Jonet: Thanks for the link on blindsight. I’d read about this a number of times before, but never heard of anyone capable of obstacle avoidance after severe occipital damage before. It goes to show that the superior colliculus is a lot more powerful than was originally assumed. That makes sense, because it evolved from the optic tectum in amphibians, which is the top of their visual system and probably responsible for all their visually guided behavior. The inferior colliculus right next to it has auditory maps of space, so it was interesting to see mention of head-direction and place cells in that general area of the thalamus. I was talking with torea about those the other day.
John: Thanks, that’s a very interesting breakdown! Viewing attention as goal-directed like this makes it central to all action, perhaps. Since attending to a high-level goal, such as “avoid bodily harm”, requires the organism to carry out a sequence of actions to achieve the goal, some of which may themselves require attentional shifts, then it makes sense to hypothesize that the same mechanism is at work in selecting the actual actions. This would make attention the mechanism of volition, right down to the triggering of individual movements. Don’t you think?

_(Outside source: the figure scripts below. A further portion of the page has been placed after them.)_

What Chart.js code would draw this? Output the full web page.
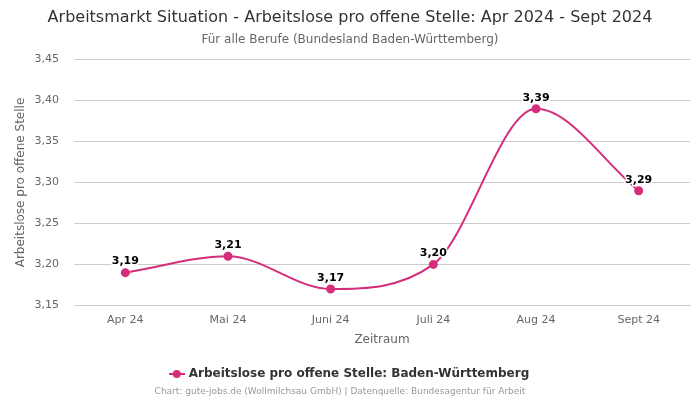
<!DOCTYPE html>
<html>
<head>
<meta charset="utf-8">
<script src="https://cdn.jsdelivr.net/npm/chart.js@4"></script>
<style>
  html, body { margin: 0; padding: 0; background: #fff; }
  #wrap { width: 700px; height: 400px; }
</style>
</head>
<body>
<div id="wrap"><canvas id="chart"></canvas></div>
<script>
// ---- Daten ----
const labels = ["Apr 24", "Mai 24", "Juni 24", "Juli 24", "Aug 24", "Sept 24"];
const values = [3.19, 3.21, 3.17, 3.20, 3.39, 3.29];
const yTicks = [3.15, 3.20, 3.25, 3.30, 3.35, 3.40, 3.45];

const PINK = "#d42e7b";
const FONT = "'DejaVu Sans', sans-serif";
const fmt = (v) => v.toFixed(2).replace(".", ",");

// Legendensymbol: Linie mit Punkt
function legendIcon(){
  const c = document.createElement("canvas");
  c.width = 16; c.height = 10;
  const g = c.getContext("2d");
  g.strokeStyle = PINK; g.lineWidth = 2;
  g.beginPath(); g.moveTo(0, 5); g.lineTo(16, 5); g.stroke();
  g.fillStyle = PINK;
  g.beginPath(); g.arc(8, 5, 4, 0, Math.PI * 2); g.fill();
  return c;
}

// Werte über den Punkten (mit weißer Kontur)
const valueLabels = {
  id: "valueLabels",
  afterDatasetsDraw(chart){
    const ctx = chart.ctx;
    const meta = chart.getDatasetMeta(0);
    ctx.save();
    ctx.font = "bold 11px " + FONT;
    ctx.textAlign = "center";
    ctx.textBaseline = "middle";
    ctx.lineJoin = "round";
    meta.data.forEach((pt, i) => {
      const txt = fmt(values[i]);
      const y = pt.y - 11;
      ctx.strokeStyle = "#fff";
      ctx.lineWidth = 3;
      ctx.strokeText(txt, pt.x, y);
      ctx.fillStyle = "#000";
      ctx.fillText(txt, pt.x, y);
    });
    ctx.restore();
  }
};

// Quellenangabe unten
const footer = {
  id: "footer",
  afterDraw(chart){
    const ctx = chart.ctx;
    ctx.save();
    ctx.font = "9px " + FONT;
    ctx.fillStyle = "#999";
    ctx.textAlign = "center";
    ctx.textBaseline = "middle";
    ctx.fillText("Chart: gute-jobs.de (Wollmilchsau GmbH) | Datenquelle: Bundesagentur für Arbeit", 340, 392);
    ctx.restore();
  }
};

new Chart(document.getElementById("chart"), {
  type: "line",
  data: {
    labels,
    datasets: [{
      label: "Arbeitslose pro offene Stelle: Baden-Württemberg",
      data: values,
      borderColor: PINK,
      backgroundColor: PINK,
      borderWidth: 2,
      pointRadius: 3.5,
      pointHoverRadius: 3.5,
      cubicInterpolationMode: "monotone",
      pointStyle: "circle"
    }]
  },
  options: {
    responsive: true,
    maintainAspectRatio: false,
    animation: false,
    layout: { padding: { left: 10, right: 10, bottom: 10 } },
    plugins: {
      title: {
        display: true,
        text: "Arbeitsmarkt Situation - Arbeitslose pro offene Stelle: Apr 2024 - Sept 2024",
        color: "#333",
        font: { family: FONT, size: 16, weight: "normal" },
        padding: { top: 8, bottom: 5 }
      },
      subtitle: {
        display: true,
        text: "Für alle Berufe (Bundesland Baden-Württemberg)",
        color: "#666",
        font: { family: FONT, size: 12 },
        padding: { bottom: 13 }
      },
      legend: {
        position: "bottom",
        labels: {
          usePointStyle: true,
          generateLabels: (chart) => {
            const items = Chart.defaults.plugins.legend.labels.generateLabels(chart);
            items.forEach(it => { it.pointStyle = legendIcon(); });
            return items;
          },
          color: "#333",
          font: { family: FONT, size: 12, weight: "bold" },
          padding: 12
        }
      },
      tooltip: { enabled: false }
    },
    scales: {
      x: {
        offset: true,
        grid: { display: false, drawTicks: false },
        border: { color: "#ccc" },
        ticks: { color: "#666", font: { family: FONT, size: 11 }, padding: 8 },
        title: { display: true, text: "Zeitraum", color: "#666", font: { family: FONT, size: 12 }, padding: { top: -2, bottom: 9 } }
      },
      y: {
        min: 3.15,
        max: 3.45,
        afterBuildTicks: (axis) => { axis.ticks = yTicks.map(v => ({ value: v })); },
        afterFit: (axis) => { axis.width = 64; },
        grid: { color: "#ccc", drawTicks: false },
        border: { display: false },
        ticks: { color: "#666", font: { family: FONT, size: 11 }, padding: 15, callback: (v) => fmt(v) },
        title: { display: true, text: "Arbeitslose pro offene Stelle", color: "#666", font: { family: FONT, size: 12 } }
      }
    }
  },
  plugins: [valueLabels, footer]
});
</script>
</body>
</html>
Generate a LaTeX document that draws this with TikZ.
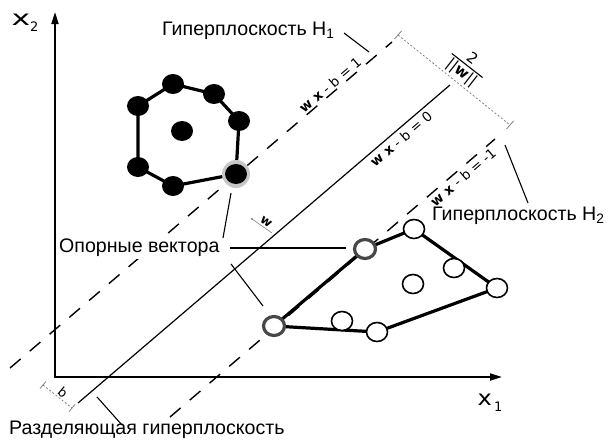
\documentclass[tikz,border=0pt]{standalone}
\usepackage{fontspec}
\setmainfont{Liberation Sans}
\newfontfamily\dejavu{DejaVu Sans}
\usetikzlibrary{arrows.meta,shapes.geometric,calc}
\begin{document}
\begin{tikzpicture}[x=1pt,y=-1pt,
  axisline/.style={line width=1.8pt,{Triangle[length=12pt,width=7pt]}-{Triangle[length=12pt,width=7pt]}},
  hyper/.style={line width=1.2pt},
  margin/.style={line width=1.4pt,dash pattern=on 14pt off 12pt},
  hull/.style={line width=3.2pt,line join=round},
  bdot/.style={ellipse,fill=black,minimum width=22pt,minimum height=20pt,inner sep=0pt},
  glow/.style={circle,fill=black!22,minimum size=28pt,inner sep=0pt},
  wdot/.style={ellipse,draw=black,line width=1.6pt,fill=white,minimum width=21pt,minimum height=19pt,inner sep=0pt},
  svdot/.style={wdot,draw=black!72,line width=3.2pt},
  leader/.style={line width=1.1pt},
  lbl/.style={font=\fontsize{19.6}{22}\selectfont,inner sep=0pt},
  eqlbl/.style={font=\dejavu\fontsize{13.5}{15}\selectfont,inner sep=0pt,rotate=40.5},
  meas/.style={gray,line width=0.8pt,dash pattern=on 2pt off 2pt},
  axlbl/.style={font=\dejavu\fontsize{21}{21}\selectfont,inner sep=0pt}]
\useasboundingbox (0,0) rectangle (608,442);
% axes
\coordinate (O) at (55,377);
\coordinate (Ytip) at (55,12);
\coordinate (Xtip) at (502,377);
\draw[axisline] (Ytip) -- (O) -- (Xtip);
\node[axlbl] (x2) at (25,23) {\scalebox{1.5}[1]{x}\raisebox{-6pt}{\fontsize{13}{13}\selectfont 2}};
\node[axlbl] (x1) at (490,403) {\scalebox{1.15}[1]{x}\kern2pt\raisebox{-6pt}{\fontsize{13}{13}\selectfont 1}};
% hyperplanes
\coordinate (S1) at (78,403);  \coordinate (S2) at (450,85);
\coordinate (A1) at (10,368);  \coordinate (A2) at (392,42);
\coordinate (B1) at (170,417); \coordinate (B2) at (495,139);
\draw[hyper] (S1) -- (S2);
\draw[margin] (A1) -- (A2);
\draw[margin] (B1) -- (B2);
\node[eqlbl] (eq1) at (330,85) {\textbf{w x} - b = 1};
\node[eqlbl] (eq0) at (401,139) {\textbf{w x} - b = 0};
\node[eqlbl] (eqm) at (463,177) {\textbf{w x} - b = -1};
% margin width
\coordinate (M1) at (398,35); \coordinate (M2) at (510,125);
\draw[meas] (M1) -- (M2);
\draw[gray,line width=0.8pt] ($(M1)+(-3.5,4)$) -- ($(M1)+(3.5,-4)$);
\draw[gray,line width=0.8pt] ($(M2)+(-3.5,4)$) -- ($(M2)+(3.5,-4)$);
\node[font=\dejavu\fontsize{15}{16}\selectfont,rotate=-38,inner sep=0pt] (frac) at (466,67)
  {\setlength{\arrayrulewidth}{1.1pt}\begin{tabular}{@{\,}c@{\,}}2\\[-2pt]\hline\rule{0pt}{13pt}||\textbf{w}||\end{tabular}};
% w vector
\coordinate (W1) at (272,233); \coordinate (W2) at (252,219);
\draw[gray,line width=0.6pt] (W1) -- (W2);
\fill[gray] (W2) circle (1.2);
\node[font=\dejavu\bfseries\fontsize{12.5}{14}\selectfont,rotate=-35,inner sep=0pt] (wl) at (266,222) {w};
% b offset
\coordinate (b1) at (43,385); \coordinate (b2) at (72,408);
\draw[meas] (b1) -- (b2);
\draw[gray,line width=0.8pt] ($(b1)+(-3,3.5)$) -- ($(b1)+(3,-3.5)$);
\draw[gray,line width=0.8pt] ($(b2)+(-3,3.5)$) -- ($(b2)+(3,-3.5)$);
\node[font=\dejavu\fontsize{13}{14}\selectfont,rotate=-40,inner sep=0pt] (bl) at (63,392) {b};
% class 1 (black)
\coordinate (p1) at (138,106);
\coordinate (p2) at (173,84);
\coordinate (p3) at (214,94);
\coordinate (p4) at (239,121);
\coordinate (p5) at (236,174);
\coordinate (p6) at (173,186);
\coordinate (p7) at (138,167);
\coordinate (p8) at (182,131);
\draw[hull] (p1) -- (p2) -- (p3) -- (p4) -- (p5) -- (p6) -- (p7) -- cycle;
\node[glow] (g5) at (p5) {};
\foreach \i in {1,...,8} \node[bdot] (n\i) at (p\i) {};
% class 2 (white)
\coordinate (q1) at (274,326);
\coordinate (q2) at (365,249);
\coordinate (q3) at (414,229);
\coordinate (q4) at (497,288);
\coordinate (q5) at (377,332);
\coordinate (q6) at (454,268);
\coordinate (q7) at (413,284);
\coordinate (q8) at (342,321);
\draw[hull] (q1) -- (q2) -- (q3) -- (q4) -- (q5) -- cycle;
\foreach \i in {3,...,8} \node[wdot] (m\i) at (q\i) {};
\node[svdot] (m1) at (q1) {};
\node[svdot] (m2) at (q2) {};
% labels
\node[lbl,anchor=west] (H1) at (162,31) {Гиперплоскость H\textsubscript{1}};
\coordinate (h1a) at (344,33); \coordinate (h1b) at (369,52);
\draw[leader] (h1a) -- (h1b);
\node[lbl,anchor=west] (H2) at (432,216) {Гиперплоскость H\textsubscript{2}};
\coordinate (h2a) at (528,203); \coordinate (h2b) at (505,145);
\draw[leader] (h2a) -- (h2b);
\node[lbl,anchor=west,fill=white,inner ysep=2pt] (SV) at (59,248) {Опорные вектора};
\coordinate (sva) at (230,248); \coordinate (svb) at (346,248);
\coordinate (svc) at (223,238); \coordinate (svd) at (231,193);
\coordinate (sve) at (231,264); \coordinate (svf) at (263,306);
\draw[leader] (sva) -- (svb);
\draw[leader] (svc) -- (svd);
\draw[leader] (sve) -- (svf);
\node[lbl,anchor=west] (SEP) at (9,430) {Разделяющая гиперплоскость};
\coordinate (spa) at (122,425); \coordinate (spb) at (97,397);
\draw[leader] (spa) -- (spb);
\end{tikzpicture}
\end{document}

For example, a bottom-up attentional shift in response to a sudden visual movement might orient the organism’s eyes to that stimulus. Something subcortical might then detect a snake-like pattern to the stimulus and raise the alarm, triggering the organism to select a high-level goal – to run or to fight. Fighting the snake would be a complex action schema. This might involve gathering more information from the senses – hence an attentional shift in the visual and auditory systems driven by the action schema itself. It would also involve hitting the snake with something, which in turn involves smaller goals, such as raising the arm, orienting the body and smiting the snake. Each sub-goal would be triggered in exactly the same way, but not top-down from the PFC, nor bottom-up from the senses, but from the middle-down, as part of the schema.
Does that make sense? A hierarchy of ideomotor actions, each of which specifies a goal state in some subsystem. This is very reminiscent of setting the target state in a servomotor, whose output then sets the targets in other servos lower down. It would make attention and intention exactly the same thing (as I surmised in my Lucy book, in fact!).
What is going on??? Now I can’t reply to an earlier post either! I’m being ostracized by my own blog!!! Maybe these comments will show up eventually, or maybe it’ll sort itself out in time for my next post. Oh well, any other replies to your comments will appear here until I know better…
Daniel: Thanks, I’d forgotten about PCA (mostly because I’m a klutz at math!). Fascinating that male-female might form an axis in face space. That would be biologically very valuable, as you say! I’ll see if I can get my head around PCA for inspiration.